On the next reoccurance of our problem I will certainly check these -
I can believe that this may be a problem area.
Also confirmed that there is no way to zero counters.
------------------
"Matt Pound" <matt_at_iso.port.ac.uk>
Who was having similar or even worse problems - DEC had just changed
an FDDI board on a 2100 without any improvement and were claiming that
there was a firmware bug on the PCI DEFTA and were waiting for a fix.
------------------
We have now gone for a week without a CRC error so I am just keeping
my fingers crossed and have ordered an FDDI book to try get some
background in order to try and understand what might be happening.
Thanks to all on this list
Tim.
>
>
> Hello All,
>
> I hope that as the majority of machines on our FDDI are alphas (and
> all DEC) you consider that this question is appropiate to this list.
>
> We have an FDDI loop that until 2 weeks ago consisting of
>
> DecConcentrator 500 with 6 DecStation 500/2xx (via thin coax)
> 3COM Linkbuilder FDDI concentrator with 8 Alphas 3000/[46]00 (via UTP)

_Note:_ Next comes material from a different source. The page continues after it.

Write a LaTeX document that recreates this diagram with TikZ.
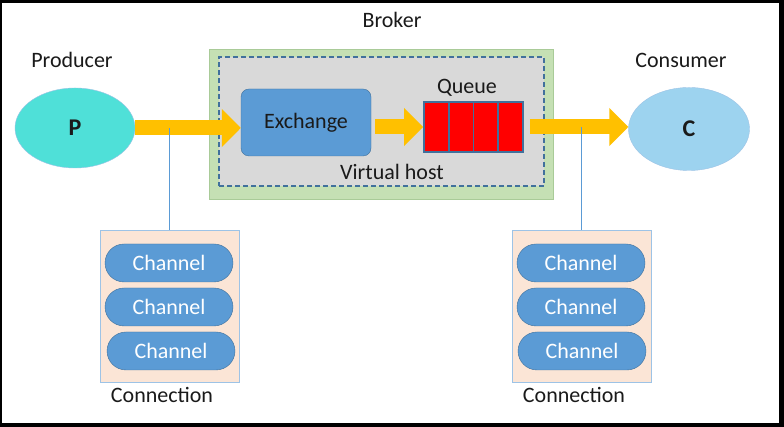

> 3COM Lanplex 2500 Ethernet switch with 8 Ethernets populated with more
> Decstations & Alphas and PC's
>
> Every couple of months we would be plagued with Ring Init messages
> (10 - 100 per hour) - we were able to stop these by rebooting one or
> more network items - we never really tracked down what cured the
> problem but always could.
>
> The weekend about 10 days ago we:-
> a) Upgraded all alphas from OSF/1 3.0 to 3.2C
> b) added to the FDDI network one 3000/600 as a sencond main NFS server
> and 6 x 250 4/266
>
> All went well for a week until on Friday we started getting MAC CRC
> errors - just a trickle at first but by Sunday the whole system had
> become unusable ( 5+ minutes hangs) and thousands of errors.
>
> By Sunday evening all machines had logged approx 3000 MAC CRC errors
> 10,000 Ring Inits except the new 3000/600 NFS server which has logged
> 150,000 CRC errors and (>?) 65535 LEM events. ( all other machines
> reported LEM events < 3 )
>
> I took a gamble and rebooted this machine.
>
> The MAC CRC error then fell back to a trickle which stayed until Monday
> evening since then no errors at all.
>
> So the questions:-
>
> 1) Anyone any idea what can possibly be happening here?
>
> 2) with 3.2C Ring Inits are no longer reported via syslog - are they
> really so trivial that they can be safely ignored?
>
> 3) What is an LEM event? Does this indicate a hardware problem on the
> only machine reporting these events?
>
> 4) Is the any way to reset the netstat -I fta0 -s counters?
>
> 5) More of a comment - but a reboot resets all counters to zero except
> the seconds since last last zeroed field.
>
> 6) Can anyone recommend a good UK based FDDI expert to call in to try
> to solve these problems?
>
> I have appended the output of netsats -I fta0 -s on the 'rouge' machine
> also extracts from the kernel logs on bothithe 'rouge' machine (joyce) and
> our other main NFS server (byron) at the peak of the problem.
>
> As always Many Thanks to this invaluable list.
>
> Tim.
>
> Tim Janes | e-mail : janes_at_signal.dra.hmg.gb
> Defence Research Agency | tel : +44 684 894100
> Malvern Worcs | fax : +44 684 894384
> Gt Britain | #include <std/disclaim.h>
... FDDI Counters and LOG REMOVED ...
Received on Tue Nov 21 1995 - 01:30:35 NZDT